The create, update and delete verbs should be permitted judiciously. The patch verb if allowed on a Namespace can allow users to update labels on the namespace or deployments which can increase the attack surface.

For sensitive workloads, consider providing a recommended ValidatingAdmissionPolicy that further restricts the permitted write actions.

Image security

Using an image scanning tool to scan an image before deploying containers in the Kubernetes cluster.
Use container signing to validate the container image signature before deploying to the Kubernetes cluster.

Network policies

Configure NetworkPolicies to only allow expected ingress and egress traffic from the pods.

Make sure that your cluster provides and enforces NetworkPolicy.

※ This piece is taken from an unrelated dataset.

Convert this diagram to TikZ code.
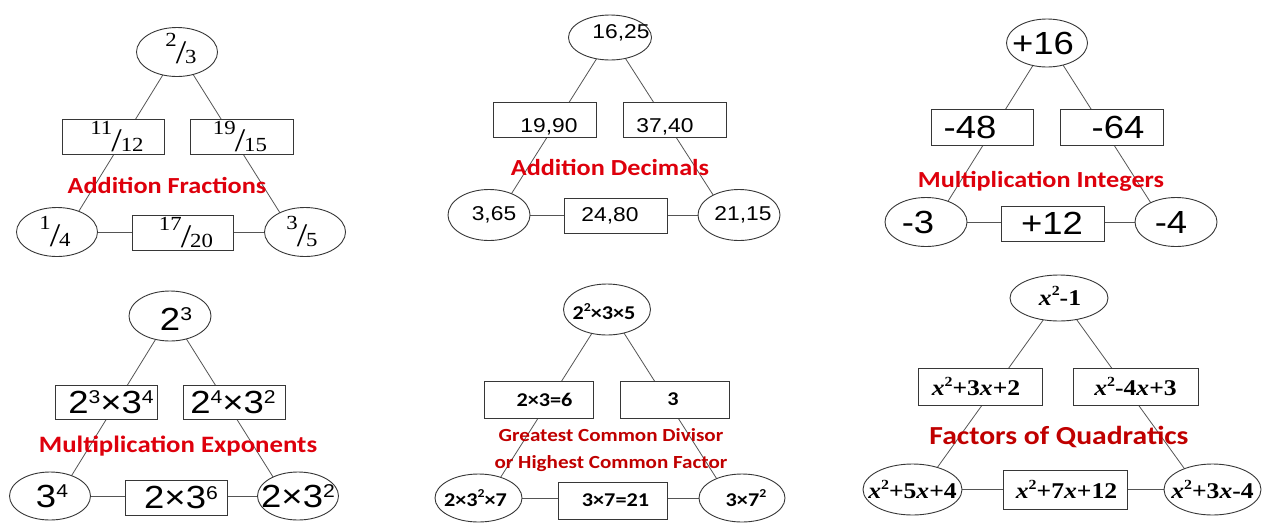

If you are writing an application that users will deploy to different clusters, consider whether you can assume that NetworkPolicy is available and enforced.

Advanced security hardening

This section of this guide covers some advanced security hardening points which might be valuable based on different Kubernetes environment setup.

Linux container security

Configure Security Context for the pod-container.

Runtime classes

Configure appropriate runtime classes for containers.

Some containers may require a different isolation level from what is provided by the default runtime of the cluster. runtimeClassName can be used in a podspec to define a different runtime class.

For sensitive workloads consider using kernel emulation tools like gVisor, or virtualized isolation using a mechanism such as kata-containers.

In high trust environments, consider using confidential virtual machines to improve cluster security even further.